実はこのCOの段階でむし歯が発見できると、「再石灰化」によって元の状態に戻すことができます。「むし歯は削るのが当たり前」と思いがちですが、むし歯もごく初期のころであれば、お口に備わった自然の力で治すことができるのです。

 

「再石灰化」をうながして、むし歯を予防しましょう!

先に「脱灰」が優位になるとむし歯が発生する、とお話しましたが、「再石灰化」を優位にすればむし歯にならない、と言い換えることもできます。つまり、むし歯を予防するには、お口の中で「再石灰化」が優位に働くようにしてあげればいいのです。

では、その具体的な取り組み方について、1ずつ紹介していきましょう。

 

1.プラークコントロールを徹底する

ミュータンス菌などに代表されるむし歯の原因菌は、「プラーク」という細菌の集合体をつくって生息しています。歯の表面にプラークが長く停滞すると、その中でむし歯菌が多くの酸をつくり、「脱灰」を優位に働かせていきます。

「脱灰」よりも「再石灰化」を優位にするためには、歯の表面に付着したプラークを可能な限り取り除いていく「プラークコントロール」を徹底することが大切です。プラークコントロールは、あなたが自宅で毎日行うホームケア(歯磨き)と、歯科医院で定期的に行うプロフェッショナルケアの2つの方法があります。「歯磨きだけで十分なのでは?」と思われるでしょうが、歯と歯の間など、細かい隙間の多いお口の中の汚れは歯磨きだけですべて落としきるのは困難です。そのため3~6か月に1度は、歯科医院で専門的なクリーニングを行う事が必要になるのです。

2.唾液の分泌を増やす

歯の「再石灰化」になくてはならないのが、お口の中で分泌される唾液です。唾液は、「再石灰化」のほかに、むし歯菌の出す酸を中和したり、お口の中の汚れを洗い出したりする働きで、私たちの歯をむし歯から守っています。以下のポイントを参考に、唾液をドンドン出してむし歯を予防していきましょう。

3.フッ素を利用する

むし歯予防でおなじみのフッ素には、「再石灰化」のスピードを速める効果があります。さらにその「再石灰化」によってフッ素が歯の表面に取り込まれると、「フルオロキシアパタイト」という通常よりもさらに硬いエナメル質の結晶がつくられます。

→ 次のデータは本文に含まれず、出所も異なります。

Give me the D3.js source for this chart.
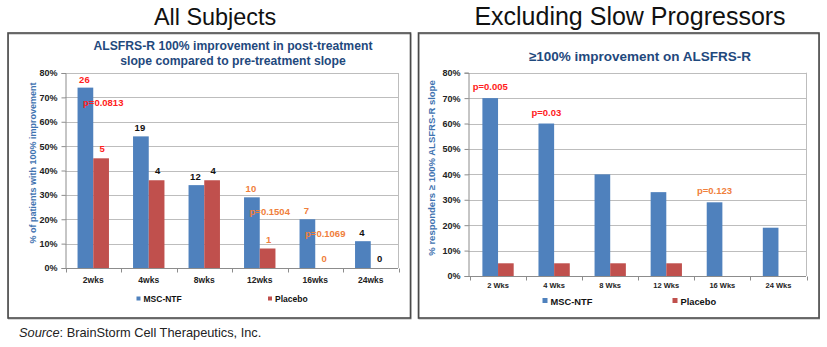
<!DOCTYPE html>
<html>
<head>
<meta charset="utf-8">
<script src="https://cdn.jsdelivr.net/npm/d3@7"></script>
<style>
  html, body { margin: 0; padding: 0; background: #fff; }
  svg { display: block; font-family: "Liberation Sans", Arial, sans-serif; }
</style>
</head>
<body>
<svg id="chart" width="827" height="347"></svg>
<script>
// ---------- DATA ----------
const leftCategories = ["2wks", "4wks", "8wks", "12wks", "16wks", "24wks"];
const leftMSC = [74, 54, 34, 29, 20, 11];
const leftPlacebo = [45, 36, 36, 8, 0, 0];
const leftMSCCounts = ["26", "19", "12", "10", "7", "4"];
const leftPlaceboCounts = ["5", "4", "4", "1", "0", "0"];
const leftPValues = ["p=0.0813", "", "", "p=0.1504", "p=0.1069", ""];

const rightCategories = ["2 Wks", "4 Wks", "8 Wks", "12 Wks", "16 Wks", "24 Wks"];
const rightMSC = [70, 60, 40, 33, 29, 19];
const rightPlacebo = [5, 5, 5, 5, null, null];
const rightPValues = ["p=0.005", "p=0.03", "", "", "p=0.123", ""];

const yTicks = [0, 10, 20, 30, 40, 50, 60, 70, 80];
const seriesNames = ["MSC-NTF", "Placebo"];

// ---------- STYLE ----------
const BLUE = "#4F81BD", RED = "#C0504D";
const TITLE_C = "#1F497D", AXIS_TITLE_C = "#3F73B0";
const LBL_RED = "#FF2020", LBL_ORANGE = "#F0803C", LBL_BLACK = "#111";
const leftLabelColors = [LBL_RED, LBL_BLACK, LBL_BLACK, LBL_ORANGE, LBL_ORANGE, LBL_BLACK];
const leftPColors = [LBL_RED, null, null, LBL_ORANGE, LBL_ORANGE, null];
const rightPColors = [LBL_RED, LBL_RED, null, null, LBL_ORANGE, null];

const svg = d3.select("#chart");
svg.append("rect").attr("width", 827).attr("height", 347).attr("fill", "#fff");

// headings
const headFont = "'Liberation Sans', Arial, sans-serif";
svg.append("text").attr("x", 215).attr("y", 25).attr("text-anchor", "middle")
  .attr("font-family", headFont).attr("font-size", 23.4).attr("fill", "#111").text("All Subjects");
svg.append("text").attr("x", 630).attr("y", 25).attr("text-anchor", "middle")
  .attr("font-family", headFont).attr("font-size", 25).attr("fill", "#111").text("Excluding Slow Progressors");

// boxes
function box(x0, x1) {
  svg.append("rect").attr("x", x0 + 0.5).attr("y", 34).attr("width", x1 - x0).attr("height", 285)
    .attr("fill", "none").attr("stroke", "#B0B0B0").attr("stroke-width", 1);
  svg.append("rect").attr("x", x0).attr("y", 33).attr("width", x1 - x0).attr("height", 285)
    .attr("fill", "none").attr("stroke", "#4A4A4A").attr("stroke-width", 1.6);
}
box(8, 410.5);
box(418.5, 819);

// source
const src = svg.append("text").attr("x", 19).attr("y", 337).attr("font-size", 12.8).attr("fill", "#222");
src.append("tspan").attr("font-style", "italic").text("Source");
src.append("tspan").text(": BrainStorm Cell Therapeutics, Inc.");

function drawChart(cfg) {
  const g = svg.append("g");
  const y = d3.scaleLinear().domain([0, 80]).range([cfg.yBottom, cfg.yTop]);
  const x = d3.scaleBand().domain(cfg.categories).range([cfg.xLeft, cfg.xRight])
    .paddingInner(cfg.pad).paddingOuter(cfg.pad / 2);
  const xs = d3.scaleBand().domain(seriesNames).range([0, x.bandwidth()]);
  const step = x.step();

  // gridlines
  g.append("g").selectAll("line").data(yTicks.filter(t => t > 0)).join("line")
    .attr("x1", cfg.gridLeft).attr("x2", cfg.gridRight)
    .attr("y1", d => Math.round(y(d)) + 0.5).attr("y2", d => Math.round(y(d)) + 0.5)
    .attr("stroke", "#BDBDBD").attr("stroke-width", 1);
  // right border of plot
  g.append("line").attr("x1", cfg.gridRight + 0.5).attr("x2", cfg.gridRight + 0.5)
    .attr("y1", y(80)).attr("y2", y(0)).attr("stroke", "#BDBDBD");

  // y axis
  const yAxis = d3.axisLeft(y).tickValues(yTicks).tickFormat(d => d + "%").tickSize(4).tickPadding(4);
  const ya = g.append("g").attr("transform", `translate(${cfg.gridLeft + 0.5},0)`).call(yAxis);
  ya.select(".domain").attr("stroke", "#8C8C8C");
  ya.selectAll(".tick line").attr("stroke", "#8C8C8C");
  ya.selectAll(".tick text").attr("font-size", cfg.tickSize).attr("font-weight", "bold")
    .attr("fill", "#222").attr("font-family", "'Liberation Sans', Arial, sans-serif");

  // x axis
  const xa = g.append("g").attr("transform", `translate(0,${Math.round(y(0)) + 0.5})`);
  xa.append("line").attr("x1", cfg.gridLeft).attr("x2", cfg.gridRight)
    .attr("stroke", "#8C8C8C");
  const bounds = d3.range(cfg.categories.length + 1).map(i => cfg.xLeft + i * step);
  xa.selectAll(".xt").data(bounds).join("line").attr("class", "xt")
    .attr("x1", d => Math.round(d) + 0.5).attr("x2", d => Math.round(d) + 0.5)
    .attr("y1", 0).attr("y2", 4).attr("stroke", "#8C8C8C");
  xa.selectAll(".xl").data(cfg.categories).join("text").attr("class", "xl")
    .attr("x", d => x(d) + x.bandwidth() / 2).attr("y", cfg.xLabelDy)
    .attr("text-anchor", "middle").attr("font-size", cfg.catSize).attr("font-weight", "bold")
    .attr("fill", "#222").text(d => d);

  // bars
  const rows = cfg.categories.map((c, i) => ({ c, i, msc: cfg.msc[i], pb: cfg.pb[i] }));
  g.append("g").selectAll("rect").data(rows).join("rect")
    .attr("x", d => x(d.c)).attr("width", xs.bandwidth())
    .attr("y", d => y(d.msc)).attr("height", d => y(0) - y(d.msc)).attr("fill", BLUE);
  g.append("g").selectAll("rect").data(rows.filter(d => d.pb != null && d.pb > 0)).join("rect")
    .attr("x", d => x(d.c) + xs("Placebo")).attr("width", xs.bandwidth())
    .attr("y", d => y(d.pb)).attr("height", d => y(0) - y(d.pb)).attr("fill", RED);

  if (cfg.mscCounts) {
    g.append("g").selectAll("text").data(rows).join("text")
      .attr("x", d => x(d.c) + xs.bandwidth() / 2 - 1)
      .attr("y", d => y(d.msc) - 5)
      .attr("text-anchor", "middle").attr("font-size", 9.5).attr("font-weight", "bold")
      .attr("fill", d => cfg.labelColors[d.i]).text(d => cfg.mscCounts[d.i]);
    g.append("g").selectAll("text").data(rows).join("text")
      .attr("x", d => x(d.c) + xs("Placebo") + xs.bandwidth() / 2 + 1)
      .attr("y", d => y(d.pb) - 6)
      .attr("text-anchor", "middle").attr("font-size", 9.5).attr("font-weight", "bold")
      .attr("fill", d => cfg.labelColors[d.i]).text(d => cfg.pbCounts[d.i]);
  }

  // p-values
  g.append("g").selectAll("text").data(rows.filter(d => cfg.pvals[d.i])).join("text")
    .attr("x", d => cfg.pAnchor(x, xs, d))
    .attr("y", d => y(d.msc) + cfg.pDy)
    .attr("text-anchor", "middle").attr("font-size", 9.5).attr("font-weight", "bold")
    .attr("fill", d => cfg.pColors[d.i]).text(d => cfg.pvals[d.i]);

  // titles
  const t = g.append("text").attr("x", cfg.titleX).attr("text-anchor", "middle")
    .attr("font-size", cfg.titleSize).attr("font-weight", "bold").attr("fill", TITLE_C);
  cfg.title.forEach((line, i) => t.append("tspan").attr("x", cfg.titleX).attr("y", cfg.titleY + i * 15).text(line));

  g.append("text").attr("transform", `translate(${cfg.yTitleX},${cfg.yTitleY}) rotate(-90)`)
    .attr("text-anchor", "middle").attr("font-size", cfg.yTitleSize).attr("font-weight", "bold")
    .attr("fill", AXIS_TITLE_C).text(cfg.yTitle);

  // legend
  const lg = g.append("g");
  seriesNames.forEach((s, i) => {
    lg.append("rect").attr("x", cfg.legX[i]).attr("y", cfg.legY - cfg.legSq / 2 - 1)
      .attr("width", cfg.legSq).attr("height", cfg.legSq).attr("fill", i === 0 ? BLUE : RED);
    lg.append("text").attr("x", cfg.legX[i] + cfg.legSq + 3).attr("y", cfg.legY)
      .attr("dy", "0.35em").attr("font-size", cfg.legSize).attr("font-weight", "bold")
      .attr("fill", "#111").text(s);
  });
}

drawChart({
  categories: leftCategories, msc: leftMSC, pb: leftPlacebo,
  mscCounts: leftMSCCounts, pbCounts: leftPlaceboCounts, labelColors: leftLabelColors,
  pvals: leftPValues, pColors: leftPColors,
  pAnchor: (x, xs, d) => x(d.c) + x.bandwidth() / 2 + 10, pDy: 18,
  yBottom: 268, yTop: 73, xLeft: 65.5, xRight: 398.5, gridLeft: 65, gridRight: 398, pad: 0.434,
  tickSize: 9, catSize: 8.5, xLabelDy: 14,
  title: ["ALSFRS-R 100% improvement in post-treatment", "slope compared to pre-treatment slope"],
  titleX: 233, titleY: 50, titleSize: 12.2,
  yTitle: "% of patients with 100% improvement", yTitleX: 36, yTitleY: 163, yTitleSize: 9,
  legX: [136.5, 268], legY: 299.5, legSq: 4, legSize: 8.5
});

drawChart({
  categories: rightCategories, msc: rightMSC, pb: rightPlacebo,
  pvals: rightPValues, pColors: rightPColors,
  pAnchor: (x, xs, d) => x(d.c) + xs.bandwidth() / 2, pDy: -8,
  yBottom: 276, yTop: 72.7, xLeft: 470, xRight: 806.5, gridLeft: 468, gridRight: 806, pad: 0.442,
  tickSize: 9, catSize: 7.5, xLabelDy: 11,
  title: ["≥100% improvement on ALSFRS-R"],
  titleX: 640, titleY: 61, titleSize: 13.5,
  yTitle: "% responders ≥ 100% ALSFRS-R slope", yTitleX: 435, yTitleY: 168, yTitleSize: 9.5,
  legX: [542.5, 672.5], legY: 301.5, legSq: 5, legSize: 9.3
});
</script>
</body>
</html>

近年では、市販の歯磨き剤のほとんどにフッ素が含まれていますが、さらにその効果をUPさせるには歯科医院での定期的な「フッ素塗布」がお勧めです。

4.「ダラダラ食べ」「ダラダラ飲み」をしない

むし歯菌が吐き出す酸にさらされる時間が長くなるほど、お口の中は「脱灰」が優位に働いてしまいます。通常は、唾液によってこの酸の力が弱められ、お口の中はやがて元の中性に戻りますが、常に食べ物や飲み物が入ってくる状況では、唾液のこの働きが追い付きません。そうなると、お口の中は酸性の状態が維持され、その間に歯の表面では「脱灰」がどんどん進んでしまいます。

「再石灰化」を優位に働かせるためには、唾液のチカラが十分に発揮される時間をつくってあげることも大切です。食事と食事の間に摂る間食の回数に注意し、「ダラダラ食べ」「ダラダラ飲み」をなくしましょう。